Copy out each line that includes the word "this".

__________________________________________________

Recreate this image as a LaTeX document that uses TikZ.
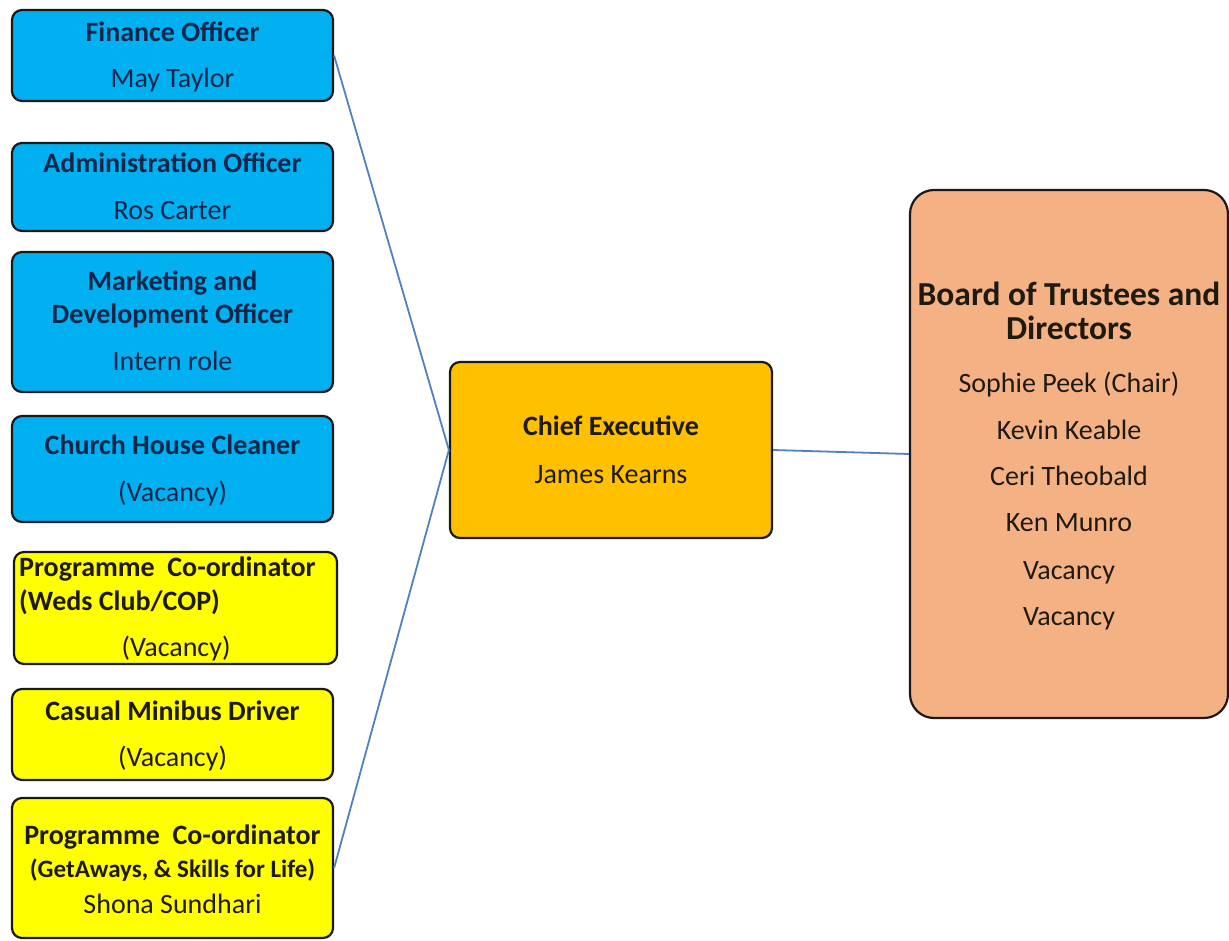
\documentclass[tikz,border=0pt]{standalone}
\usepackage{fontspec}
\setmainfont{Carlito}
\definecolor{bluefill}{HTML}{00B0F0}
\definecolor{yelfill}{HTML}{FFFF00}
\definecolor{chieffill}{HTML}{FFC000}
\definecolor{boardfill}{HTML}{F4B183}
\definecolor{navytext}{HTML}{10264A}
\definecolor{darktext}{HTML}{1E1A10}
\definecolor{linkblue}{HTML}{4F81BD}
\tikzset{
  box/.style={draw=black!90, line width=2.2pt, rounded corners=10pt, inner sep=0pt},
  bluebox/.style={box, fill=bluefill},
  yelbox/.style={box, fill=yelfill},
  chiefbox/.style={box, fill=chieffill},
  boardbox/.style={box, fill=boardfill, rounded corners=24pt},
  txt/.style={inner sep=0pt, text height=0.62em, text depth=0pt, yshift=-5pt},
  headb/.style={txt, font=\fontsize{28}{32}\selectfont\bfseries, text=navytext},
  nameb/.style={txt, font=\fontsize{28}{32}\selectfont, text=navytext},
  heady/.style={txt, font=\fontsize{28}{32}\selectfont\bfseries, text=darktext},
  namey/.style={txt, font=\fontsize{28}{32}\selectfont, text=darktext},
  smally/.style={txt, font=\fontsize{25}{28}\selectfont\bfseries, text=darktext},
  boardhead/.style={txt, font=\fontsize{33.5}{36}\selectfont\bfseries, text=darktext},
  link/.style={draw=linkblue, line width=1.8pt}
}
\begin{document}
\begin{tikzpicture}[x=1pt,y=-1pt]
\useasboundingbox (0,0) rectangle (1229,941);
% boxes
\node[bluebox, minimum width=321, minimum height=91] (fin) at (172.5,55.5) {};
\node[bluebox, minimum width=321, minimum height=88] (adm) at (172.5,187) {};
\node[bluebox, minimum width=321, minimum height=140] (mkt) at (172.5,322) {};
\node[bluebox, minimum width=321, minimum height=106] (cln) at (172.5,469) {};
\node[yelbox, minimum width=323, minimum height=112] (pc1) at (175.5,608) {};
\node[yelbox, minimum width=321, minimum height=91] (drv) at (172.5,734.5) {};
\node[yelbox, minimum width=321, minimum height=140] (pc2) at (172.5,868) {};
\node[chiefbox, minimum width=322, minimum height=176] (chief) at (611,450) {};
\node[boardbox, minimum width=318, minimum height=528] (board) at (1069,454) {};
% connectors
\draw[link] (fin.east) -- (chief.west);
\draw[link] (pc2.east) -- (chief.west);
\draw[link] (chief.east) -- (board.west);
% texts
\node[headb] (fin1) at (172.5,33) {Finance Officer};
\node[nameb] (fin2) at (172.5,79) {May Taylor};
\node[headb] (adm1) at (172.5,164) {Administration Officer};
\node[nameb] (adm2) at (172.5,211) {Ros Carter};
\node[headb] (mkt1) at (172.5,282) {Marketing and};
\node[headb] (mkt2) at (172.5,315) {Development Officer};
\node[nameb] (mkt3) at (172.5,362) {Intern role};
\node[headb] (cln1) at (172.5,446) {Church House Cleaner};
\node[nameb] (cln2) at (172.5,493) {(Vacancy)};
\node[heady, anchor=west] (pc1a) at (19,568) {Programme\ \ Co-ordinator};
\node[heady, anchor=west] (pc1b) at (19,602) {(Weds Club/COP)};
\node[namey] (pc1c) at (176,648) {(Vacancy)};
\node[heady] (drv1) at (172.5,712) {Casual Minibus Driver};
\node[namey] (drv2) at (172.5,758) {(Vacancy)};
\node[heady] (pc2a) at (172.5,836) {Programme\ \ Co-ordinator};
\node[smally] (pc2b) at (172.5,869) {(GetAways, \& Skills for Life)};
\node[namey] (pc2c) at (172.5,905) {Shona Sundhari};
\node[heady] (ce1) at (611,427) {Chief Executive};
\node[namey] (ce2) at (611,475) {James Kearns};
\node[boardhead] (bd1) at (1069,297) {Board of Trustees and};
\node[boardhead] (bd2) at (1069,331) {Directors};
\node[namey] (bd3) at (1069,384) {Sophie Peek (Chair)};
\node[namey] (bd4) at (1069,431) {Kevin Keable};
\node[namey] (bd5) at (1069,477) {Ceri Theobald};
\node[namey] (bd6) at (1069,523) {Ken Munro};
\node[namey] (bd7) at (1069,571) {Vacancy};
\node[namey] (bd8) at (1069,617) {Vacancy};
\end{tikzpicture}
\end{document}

__________________________________________________

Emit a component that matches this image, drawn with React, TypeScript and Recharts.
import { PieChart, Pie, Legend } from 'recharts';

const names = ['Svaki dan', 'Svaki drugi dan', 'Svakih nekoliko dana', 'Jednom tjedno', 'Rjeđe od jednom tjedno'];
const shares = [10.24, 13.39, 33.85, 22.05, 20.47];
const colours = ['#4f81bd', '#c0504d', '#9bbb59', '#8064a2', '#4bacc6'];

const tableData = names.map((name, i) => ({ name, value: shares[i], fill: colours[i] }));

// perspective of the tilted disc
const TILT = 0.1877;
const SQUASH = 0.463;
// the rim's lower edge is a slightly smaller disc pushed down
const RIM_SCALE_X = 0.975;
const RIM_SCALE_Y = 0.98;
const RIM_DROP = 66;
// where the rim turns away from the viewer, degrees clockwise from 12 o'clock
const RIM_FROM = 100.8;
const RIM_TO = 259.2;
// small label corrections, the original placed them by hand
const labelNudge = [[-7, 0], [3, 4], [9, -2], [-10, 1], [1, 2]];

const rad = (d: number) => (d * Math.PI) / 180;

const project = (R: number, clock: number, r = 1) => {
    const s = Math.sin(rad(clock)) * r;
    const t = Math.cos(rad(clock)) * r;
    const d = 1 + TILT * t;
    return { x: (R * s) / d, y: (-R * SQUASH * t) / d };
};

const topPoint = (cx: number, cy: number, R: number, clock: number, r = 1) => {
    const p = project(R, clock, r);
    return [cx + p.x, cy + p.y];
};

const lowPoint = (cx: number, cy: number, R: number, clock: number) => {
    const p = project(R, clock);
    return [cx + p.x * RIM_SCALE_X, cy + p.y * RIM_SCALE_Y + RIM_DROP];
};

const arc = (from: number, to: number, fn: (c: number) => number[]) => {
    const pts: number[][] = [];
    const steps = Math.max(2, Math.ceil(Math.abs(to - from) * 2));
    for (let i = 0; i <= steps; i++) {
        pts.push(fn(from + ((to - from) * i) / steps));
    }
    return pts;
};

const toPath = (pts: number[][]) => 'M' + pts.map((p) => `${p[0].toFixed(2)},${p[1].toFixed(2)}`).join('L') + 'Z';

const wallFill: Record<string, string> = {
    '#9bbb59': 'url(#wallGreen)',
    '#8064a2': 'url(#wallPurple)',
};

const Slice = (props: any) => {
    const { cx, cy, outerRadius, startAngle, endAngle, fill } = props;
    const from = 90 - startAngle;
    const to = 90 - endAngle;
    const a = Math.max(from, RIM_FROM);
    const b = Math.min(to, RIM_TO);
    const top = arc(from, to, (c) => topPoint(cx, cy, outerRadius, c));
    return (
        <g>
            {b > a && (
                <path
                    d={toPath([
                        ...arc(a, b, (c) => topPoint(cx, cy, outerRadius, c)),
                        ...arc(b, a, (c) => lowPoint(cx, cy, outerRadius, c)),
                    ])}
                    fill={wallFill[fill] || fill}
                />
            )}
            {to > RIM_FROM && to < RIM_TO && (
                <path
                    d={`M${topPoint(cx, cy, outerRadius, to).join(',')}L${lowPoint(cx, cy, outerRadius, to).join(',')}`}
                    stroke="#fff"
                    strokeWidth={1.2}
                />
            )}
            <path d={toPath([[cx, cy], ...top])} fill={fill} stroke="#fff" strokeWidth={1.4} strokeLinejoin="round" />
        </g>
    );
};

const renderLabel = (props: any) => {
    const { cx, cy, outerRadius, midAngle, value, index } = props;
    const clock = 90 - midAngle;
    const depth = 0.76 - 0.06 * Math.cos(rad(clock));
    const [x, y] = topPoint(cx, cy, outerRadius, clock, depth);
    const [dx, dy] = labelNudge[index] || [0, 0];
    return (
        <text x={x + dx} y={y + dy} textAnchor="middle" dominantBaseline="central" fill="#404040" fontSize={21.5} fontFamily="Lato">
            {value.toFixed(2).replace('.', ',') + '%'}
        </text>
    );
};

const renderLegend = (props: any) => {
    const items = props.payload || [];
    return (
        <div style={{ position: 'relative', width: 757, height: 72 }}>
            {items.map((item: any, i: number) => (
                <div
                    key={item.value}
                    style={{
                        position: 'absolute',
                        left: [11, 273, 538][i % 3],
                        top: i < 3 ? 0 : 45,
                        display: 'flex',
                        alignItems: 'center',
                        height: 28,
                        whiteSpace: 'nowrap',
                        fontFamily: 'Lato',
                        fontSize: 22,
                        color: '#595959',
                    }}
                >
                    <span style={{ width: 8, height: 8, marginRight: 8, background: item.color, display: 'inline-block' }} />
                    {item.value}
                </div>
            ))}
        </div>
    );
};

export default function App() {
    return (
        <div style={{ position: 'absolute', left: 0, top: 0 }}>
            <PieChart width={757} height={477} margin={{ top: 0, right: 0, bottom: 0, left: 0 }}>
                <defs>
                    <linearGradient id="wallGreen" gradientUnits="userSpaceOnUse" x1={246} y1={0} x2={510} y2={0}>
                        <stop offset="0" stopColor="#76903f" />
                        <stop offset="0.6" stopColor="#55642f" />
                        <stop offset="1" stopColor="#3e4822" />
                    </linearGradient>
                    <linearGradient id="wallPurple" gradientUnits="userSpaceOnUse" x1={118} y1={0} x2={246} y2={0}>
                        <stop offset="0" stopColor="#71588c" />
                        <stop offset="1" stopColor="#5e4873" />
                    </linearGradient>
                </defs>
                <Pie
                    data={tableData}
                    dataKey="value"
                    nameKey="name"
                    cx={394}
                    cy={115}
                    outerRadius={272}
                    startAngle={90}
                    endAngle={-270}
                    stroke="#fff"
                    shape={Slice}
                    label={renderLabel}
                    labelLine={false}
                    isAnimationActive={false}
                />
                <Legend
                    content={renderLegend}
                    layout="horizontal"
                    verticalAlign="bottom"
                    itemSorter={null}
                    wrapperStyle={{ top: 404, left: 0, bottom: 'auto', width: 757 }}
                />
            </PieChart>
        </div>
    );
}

__________________________________________________

### Solution to the exercise
Recreate this image as a LaTeX document that uses TikZ.
Emit a component that matches this image, drawn with React, TypeScript and Recharts.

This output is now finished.